• DESCRIPTION OF THE TASK
Reproduce the listing below exactly, minus its pictures.

• SOURCE DATA
· · ·

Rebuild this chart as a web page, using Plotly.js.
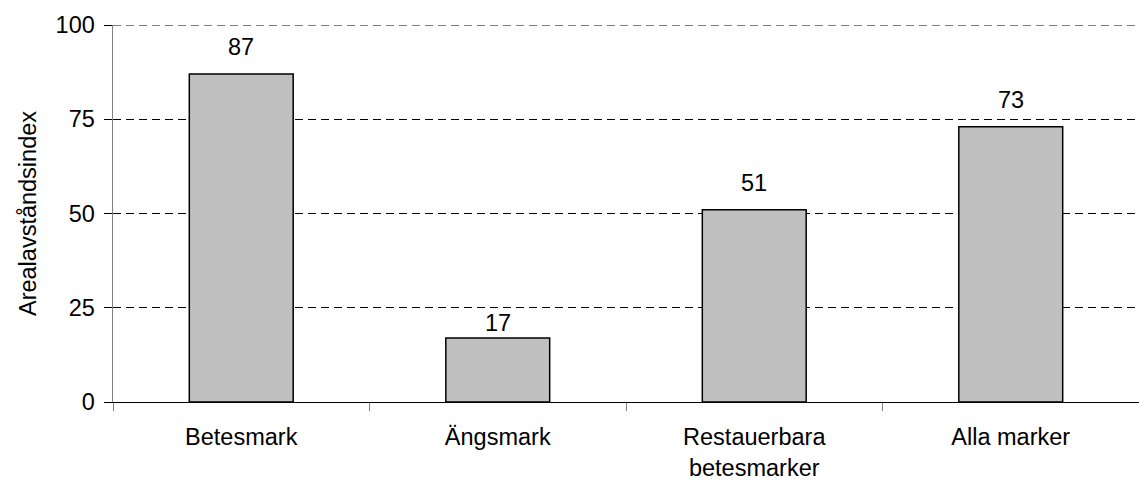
<!DOCTYPE html>
<html><head><meta charset="utf-8">
<script src="https://cdn.plot.ly/plotly-3.0.1.min.js"></script>
<style>html,body{margin:0;padding:0;background:#fff}#chart{width:1139px;height:481px}</style>
</head><body><div id="chart"></div>
<script>
const categories = ["Betesmark", "Ängsmark", "Restauerbara<br>betesmarker", "Alla marker"];
const values = [87, 17, 51, 73];
const yTicks = [0, 25, 50, 75, 100];
const yTitle = "Arealavståndsindex";

const font = {family: "Liberation Sans, Arial, sans-serif", size: 23.5, color: "#000"};
// the label of the short bar sits closer to its bar in the original
const labelShift = i => (i === 1 ? 0 : 12);
Plotly.newPlot("chart", [{
  type: "bar", x: categories, y: values,
  marker: {color: "#c0c0c0", line: {color: "#000", width: 1.5}},
  width: 0.405, hoverinfo: "none"
}], {
  width: 1139, height: 481,
  margin: {l: 113, r: 0, t: 25, b: 79, pad: 0},
  paper_bgcolor: "#fff", plot_bgcolor: "#fff",
  font: font, showlegend: false,
  annotations: categories.map((c, i) => ({
    x: c, y: values[i], xref: "x", yref: "y", text: String(values[i]),
    showarrow: false, yanchor: "bottom", yshift: labelShift(i), font: font
  })),
  shapes: [{type: "line", xref: "paper", yref: "y", x0: 0, x1: 1,
            y0: yTicks[yTicks.length - 1], y1: yTicks[yTicks.length - 1],
            line: {color: "#000", width: 1, dash: "8px,5px"}, layer: "below"}],
  xaxis: {type: "category", tickson: "boundaries", ticks: "outside", ticklen: 8, tickcolor: "#808080",
          ticklabelstandoff: 14,
          showline: true, linecolor: "#000", linewidth: 1, showgrid: false, tickfont: font, fixedrange: true},
  yaxis: {range: [0, 100], tickvals: yTicks, ticks: "outside", ticklen: 8, tickcolor: "#000",
          ticklabelstandoff: 4,
          showline: true, linecolor: "#808080", linewidth: 1.5,
          showgrid: true, gridcolor: "#000", gridwidth: 1, griddash: "8px,5px",
          zeroline: false, tickfont: font,
          title: {text: yTitle, font: font, standoff: 12}, automargin: false}
}, {displayModeBar: false, staticPlot: true});
</script></body></html>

· · ·

• PROBLEM SOLUTION
Rebuild this chart as a web page, using Plotly.js.
<!DOCTYPE html>
<html><head><meta charset="utf-8">
<script src="https://cdn.plot.ly/plotly-3.0.1.min.js"></script>
<style>html,body{margin:0;padding:0;background:#fff}#chart{width:1139px;height:481px}</style>
</head><body><div id="chart"></div>
<script>
const categories = ["Betesmark", "Ängsmark", "Restauerbara<br>betesmarker", "Alla marker"];
const values = [87, 17, 51, 73];
const yTicks = [0, 25, 50, 75, 100];
const yTitle = "Arealavståndsindex";

const font = {family: "Liberation Sans, Arial, sans-serif", size: 23.5, color: "#000"};
// the label of the short bar sits closer to its bar in the original
const labelShift = i => (i === 1 ? 0 : 12);
Plotly.newPlot("chart", [{
  type: "bar", x: categories, y: values,
  marker: {color: "#c0c0c0", line: {color: "#000", width: 1.5}},
  width: 0.405, hoverinfo: "none"
}], {
  width: 1139, height: 481,
  margin: {l: 113, r: 0, t: 25, b: 79, pad: 0},
  paper_bgcolor: "#fff", plot_bgcolor: "#fff",
  font: font, showlegend: false,
  annotations: categories.map((c, i) => ({
    x: c, y: values[i], xref: "x", yref: "y", text: String(values[i]),
    showarrow: false, yanchor: "bottom", yshift: labelShift(i), font: font
  })),
  shapes: [{type: "line", xref: "paper", yref: "y", x0: 0, x1: 1,
            y0: yTicks[yTicks.length - 1], y1: yTicks[yTicks.length - 1],
            line: {color: "#000", width: 1, dash: "8px,5px"}, layer: "below"}],
  xaxis: {type: "category", tickson: "boundaries", ticks: "outside", ticklen: 8, tickcolor: "#808080",
          ticklabelstandoff: 14,
          showline: true, linecolor: "#000", linewidth: 1, showgrid: false, tickfont: font, fixedrange: true},
  yaxis: {range: [0, 100], tickvals: yTicks, ticks: "outside", ticklen: 8, tickcolor: "#000",
          ticklabelstandoff: 4,
          showline: true, linecolor: "#808080", linewidth: 1.5,
          showgrid: true, gridcolor: "#000", gridwidth: 1, griddash: "8px,5px",
          zeroline: false, tickfont: font,
          title: {text: yTitle, font: font, standoff: 12}, automargin: false}
}, {displayModeBar: false, staticPlot: true});
</script></body></html>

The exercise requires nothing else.